A Peek Behind The Curtain

Some of the differences in your data between sleep stages are pretty easy to spot, while others can be more subtle. For example, below is about 80 minutes of respiratory rate data from one of my recent sleeps. The light blue highlighted segment shows slow wave sleep while the teal segment shows REM sleep. The unhighlighted portions are light sleep. Notice that the respiratory rate during slow wave sleep is fairly constant while during REM sleep it is increased and more variable.

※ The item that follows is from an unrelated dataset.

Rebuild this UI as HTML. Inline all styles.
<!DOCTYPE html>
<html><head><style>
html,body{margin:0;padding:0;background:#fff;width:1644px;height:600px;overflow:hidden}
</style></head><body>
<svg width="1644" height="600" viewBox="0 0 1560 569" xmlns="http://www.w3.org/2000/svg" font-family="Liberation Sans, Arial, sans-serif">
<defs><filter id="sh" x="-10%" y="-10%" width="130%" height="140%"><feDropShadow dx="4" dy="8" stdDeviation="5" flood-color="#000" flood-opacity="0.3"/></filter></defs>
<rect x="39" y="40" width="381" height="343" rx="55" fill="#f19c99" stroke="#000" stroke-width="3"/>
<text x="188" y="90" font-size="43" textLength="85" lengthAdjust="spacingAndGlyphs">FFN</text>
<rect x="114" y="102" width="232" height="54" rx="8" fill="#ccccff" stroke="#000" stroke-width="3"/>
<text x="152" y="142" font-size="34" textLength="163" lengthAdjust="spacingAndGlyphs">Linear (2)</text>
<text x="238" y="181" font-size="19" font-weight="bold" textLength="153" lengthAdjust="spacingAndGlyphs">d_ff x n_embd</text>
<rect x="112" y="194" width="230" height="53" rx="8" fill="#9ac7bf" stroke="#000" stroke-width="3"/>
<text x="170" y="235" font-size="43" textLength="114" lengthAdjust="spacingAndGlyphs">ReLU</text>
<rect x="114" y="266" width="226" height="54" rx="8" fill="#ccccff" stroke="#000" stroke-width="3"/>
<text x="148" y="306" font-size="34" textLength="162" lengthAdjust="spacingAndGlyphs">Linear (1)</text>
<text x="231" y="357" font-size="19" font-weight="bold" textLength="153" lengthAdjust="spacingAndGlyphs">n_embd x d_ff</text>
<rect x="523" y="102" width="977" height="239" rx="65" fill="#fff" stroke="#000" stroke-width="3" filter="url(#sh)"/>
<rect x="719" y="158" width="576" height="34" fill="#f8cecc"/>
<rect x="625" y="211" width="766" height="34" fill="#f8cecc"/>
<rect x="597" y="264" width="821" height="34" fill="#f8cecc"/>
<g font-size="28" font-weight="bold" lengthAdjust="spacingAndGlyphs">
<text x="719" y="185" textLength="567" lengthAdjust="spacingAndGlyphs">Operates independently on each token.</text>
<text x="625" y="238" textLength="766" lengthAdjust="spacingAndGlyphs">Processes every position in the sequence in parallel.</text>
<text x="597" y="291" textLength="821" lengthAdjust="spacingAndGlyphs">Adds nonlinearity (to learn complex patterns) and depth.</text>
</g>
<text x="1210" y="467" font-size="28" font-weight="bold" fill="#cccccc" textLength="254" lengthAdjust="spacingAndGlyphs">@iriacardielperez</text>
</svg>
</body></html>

The image above shows just one of many physiological differences among sleep stages that can be detected by WHOOP. In reality, our sleep staging algorithm brings together lots of physiological variables - called “features” in the algorithm development world - but not all the features are as pronounced to the naked eye.

So How Accurate Are We?

Dr. Sairam Parthasarathy, medical director for the Center for Sleep Disorders at The University of Arizona’s University Medical Center Tucson, and his team, who conducted the validation study published last week found that WHOOP accurately detects sleep duration with a precision of 17.8 minutes. They also reported highly accurate detection of REM and Slow Wave (deep) sleep.

Additionally, another recent study of leading wrist-worn wearables revealed that WHOOP was the most accurate when compared to the gold-standard PSG.